● **Dataset content**:

..............................

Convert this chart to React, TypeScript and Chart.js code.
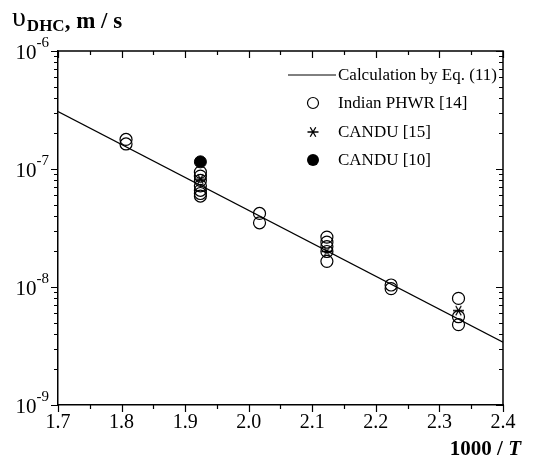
import React, { useEffect, useRef } from 'react';
import { Chart, registerables } from 'chart.js';

Chart.register(...registerables);

const FONT = "'Liberation Serif', 'Times New Roman', serif";

// Calculation by Eq. (11) (straight line in log space)
const lineX = [1.7, 2.4];
const lineY = [3.07e-7, 3.4e-9];

// Indian PHWR [14]
const phwrX = [
  1.807, 1.807,
  1.924, 1.924, 1.924, 1.924, 1.924, 1.924, 1.924,
  2.017, 2.017,
  2.123, 2.123, 2.123, 2.123, 2.123,
  2.224, 2.224,
  2.33, 2.33, 2.33,
];
const phwrY = [
  1.78e-7, 1.63e-7,
  9.4e-8, 8.7e-8, 8.0e-8, 7.2e-8, 6.6e-8, 6.2e-8, 5.9e-8,
  4.2e-8, 3.5e-8,
  2.65e-8, 2.4e-8, 2.2e-8, 2.0e-8, 1.65e-8,
  1.04e-8, 9.7e-9,
  8.0e-9, 5.6e-9, 4.8e-9,
];

// CANDU [15]
const candu15X = [1.924, 2.123, 2.33];
const candu15Y = [8.2e-8, 2.0e-8, 6.3e-9];

// CANDU [10]
const candu10X = [1.924];
const candu10Y = [1.15e-7];

const xMin = 1.7;
const xMax = 2.4;
const xStep = 0.1;
const yDecades = [-9, -8, -7, -6];
const legendLabels = ['Calculation by Eq. (11)', 'Indian PHWR [14]', 'CANDU [15]', 'CANDU [10]'];

function toPoints(xs: number[], ys: number[]) {
  return xs.map((x, i) => ({ x, y: ys[i] }));
}

function makeAsterisk(size: number): HTMLCanvasElement {
  const c = document.createElement('canvas');
  c.width = size;
  c.height = size;
  const g = c.getContext('2d')!;
  drawAsterisk(g, size / 2, size / 2, size / 2 - 1);
  return c;
}

function drawAsterisk(g: CanvasRenderingContext2D, cx: number, cy: number, r: number) {
  g.save();
  g.strokeStyle = '#000';
  g.lineWidth = 1.3;
  g.beginPath();
  const angles = [0, Math.PI / 3, -Math.PI / 3];
  for (const a of angles) {
    const dx = Math.cos(a) * r;
    const dy = Math.sin(a) * r;
    g.moveTo(cx - dx, cy - dy);
    g.lineTo(cx + dx, cy + dy);
  }
  g.stroke();
  g.restore();
}

const decorPlugin = {
  id: 'decor',
  afterDraw(chart: any) {
    const ctx: CanvasRenderingContext2D = chart.ctx;
    const { left, right, top, bottom } = chart.chartArea;
    const xs = chart.scales.x;
    const ys = chart.scales.y;
    ctx.save();
    ctx.strokeStyle = '#000';
    ctx.lineWidth = 1.5;
    ctx.beginPath();
    ctx.moveTo(left, top);
    ctx.lineTo(right, top);
    ctx.lineTo(right, bottom);
    ctx.stroke();

    ctx.lineWidth = 1.2;
    ctx.beginPath();
    const nX = Math.round((xMax - xMin) / (xStep / 2));
    for (let i = 0; i <= nX; i++) {
      const v = xMin + (i * xStep) / 2;
      const px = Math.round(xs.getPixelForValue(v)) + 0.5;
      const L = i % 2 === 0 ? 7 : 4;
      ctx.moveTo(px, bottom);
      ctx.lineTo(px, bottom + L);
      ctx.moveTo(px, top);
      ctx.lineTo(px, top + L);
    }
    for (let d = -9; d <= -6; d++) {
      for (let m = 1; m <= 9; m++) {
        if (d === -6 && m > 1) break;
        const v = m * Math.pow(10, d);
        const py = Math.round(ys.getPixelForValue(v)) + 0.5;
        const L = m === 1 ? 7 : 4;
        ctx.moveTo(left - L, py);
        ctx.lineTo(left, py);
        ctx.moveTo(right - L, py);
        ctx.lineTo(right, py);
      }
    }
    ctx.stroke();

    // y tick labels 10^n
    ctx.fillStyle = '#000';
    for (const d of yDecades) {
      const py = ys.getPixelForValue(Math.pow(10, d));
      const exp = String(d);
      ctx.font = `15px ${FONT}`;
      const ew = ctx.measureText(exp).width;
      const expRight = 49;
      ctx.textAlign = 'left';
      ctx.textBaseline = 'alphabetic';
      ctx.fillText(exp, expRight - ew, py - 4);
      ctx.font = `21px ${FONT}`;
      ctx.textAlign = 'right';
      ctx.textBaseline = 'alphabetic';
      ctx.fillText('10', expRight - ew, py + 8);
    }

    // y title: υDHC, m / s
    let tx = 12;
    ctx.textAlign = 'left';
    ctx.textBaseline = 'alphabetic';
    ctx.font = `28px ${FONT}`;
    ctx.fillText('υ', tx, 26);
    tx += ctx.measureText('υ').width + 1;
    ctx.font = `bold 17px ${FONT}`;
    ctx.fillText('DHC', tx, 31);
    tx += ctx.measureText('DHC').width;
    ctx.font = `bold 23px ${FONT}`;
    ctx.fillText(', m / s', tx, 28);

    // x title: 1000 / T
    ctx.font = `bold italic 21px ${FONT}`;
    const tw = ctx.measureText('T').width;
    ctx.font = `bold 21px ${FONT}`;
    const pw = ctx.measureText('1000 / ').width;
    const xEnd = 521;
    ctx.fillText('1000 / ', xEnd - tw - pw, 455);
    ctx.font = `bold italic 21px ${FONT}`;
    ctx.fillText('T', xEnd - tw, 455);

    // legend
    const rows = [75, 103, 132, 160];
    const mx = 313;
    const textX = 338;
    ctx.font = `17px ${FONT}`;
    ctx.textBaseline = 'middle';
    ctx.textAlign = 'left';
    ctx.lineWidth = 1;
    ctx.beginPath();
    ctx.moveTo(288, rows[0]);
    ctx.lineTo(336, rows[0]);
    ctx.stroke();
    ctx.lineWidth = 1.2;
    ctx.beginPath();
    ctx.arc(mx, rows[1], 5.5, 0, Math.PI * 2);
    ctx.stroke();
    drawAsterisk(ctx, mx, rows[2], 5.5);
    ctx.beginPath();
    ctx.arc(mx, rows[3], 6, 0, Math.PI * 2);
    ctx.fill();
    legendLabels.forEach((t, i) => ctx.fillText(t, textX, rows[i] + 1));
    ctx.restore();
  },
};

export default function App() {
  const ref = useRef<HTMLCanvasElement>(null);
  useEffect(() => {
    if (!ref.current) return;
    const asterisk = makeAsterisk(13);
    const chart = new Chart(ref.current, {
      type: 'scatter',
      data: {
        datasets: [
          {
            type: 'line',
            label: legendLabels[0],
            data: toPoints(lineX, lineY),
            borderColor: '#000',
            borderWidth: 1.2,
            pointRadius: 0,
            fill: false,
            tension: 0,
          },
          {
            label: legendLabels[1],
            data: toPoints(phwrX, phwrY),
            pointStyle: 'circle',
            pointRadius: 6,
            borderColor: '#000',
            borderWidth: 1.2,
            backgroundColor: 'rgba(0,0,0,0)',
          },
          {
            label: legendLabels[2],
            data: toPoints(candu15X, candu15Y),
            pointStyle: asterisk,
            pointRadius: 6,
            borderColor: '#000',
            backgroundColor: '#000',
          },
          {
            label: legendLabels[3],
            data: toPoints(candu10X, candu10Y),
            pointStyle: 'circle',
            pointRadius: 6,
            borderColor: '#000',
            borderWidth: 1,
            backgroundColor: '#000',
          },
        ],
      },
      options: {
        animation: false,
        responsive: false,
        maintainAspectRatio: false,
        layout: { padding: { left: 58, right: 44, top: 51, bottom: 27 } },
        plugins: { legend: { display: false }, tooltip: { enabled: false } },
        scales: {
          x: {
            type: 'linear',
            min: xMin,
            max: xMax,
            afterFit: (s: any) => { s.height = 40; },
            grid: { display: false, drawTicks: false },
            border: { display: true, color: '#000', width: 1.5 },
            ticks: {
              stepSize: xStep,
              autoSkip: false,
              maxRotation: 0,
              padding: 6,
              color: '#000',
              font: { family: FONT, size: 20 },
              callback: (v: any) => Number(v).toFixed(1),
            },
          },
          y: {
            type: 'logarithmic',
            min: 1e-9,
            max: 1e-6,
            afterFit: (s: any) => { s.width = 0; },
            grid: { display: false, drawTicks: false },
            border: { display: true, color: '#000', width: 1.5 },
            ticks: { display: false },
          },
        },
      },
      plugins: [decorPlugin],
    });
    return () => chart.destroy();
  }, []);
  return (
    <div style={{ position: 'absolute', left: 0, top: 0, width: 547, height: 472, background: '#fff' }}>
      <canvas ref={ref} width={547} height={472} style={{ display: 'block' }} />
    </div>
  );
}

..............................

● **Directions**:
Everything from the first line of the listing above through the line that contains "const candu10Y = [1.15e-7];" is to be restated word for word, minus the pictures.

● **Correct output**:
Convert this chart to React, TypeScript and Chart.js code.
import React, { useEffect, useRef } from 'react';
import { Chart, registerables } from 'chart.js';

Chart.register(...registerables);

const FONT = "'Liberation Serif', 'Times New Roman', serif";

// Calculation by Eq. (11) (straight line in log space)
const lineX = [1.7, 2.4];
const lineY = [3.07e-7, 3.4e-9];

// Indian PHWR [14]
const phwrX = [
  1.807, 1.807,
  1.924, 1.924, 1.924, 1.924, 1.924, 1.924, 1.924,
  2.017, 2.017,
  2.123, 2.123, 2.123, 2.123, 2.123,
  2.224, 2.224,
  2.33, 2.33, 2.33,
];
const phwrY = [
  1.78e-7, 1.63e-7,
  9.4e-8, 8.7e-8, 8.0e-8, 7.2e-8, 6.6e-8, 6.2e-8, 5.9e-8,
  4.2e-8, 3.5e-8,
  2.65e-8, 2.4e-8, 2.2e-8, 2.0e-8, 1.65e-8,
  1.04e-8, 9.7e-9,
  8.0e-9, 5.6e-9, 4.8e-9,
];

// CANDU [15]
const candu15X = [1.924, 2.123, 2.33];
const candu15Y = [8.2e-8, 2.0e-8, 6.3e-9];

// CANDU [10]
const candu10X = [1.924];
const candu10Y = [1.15e-7];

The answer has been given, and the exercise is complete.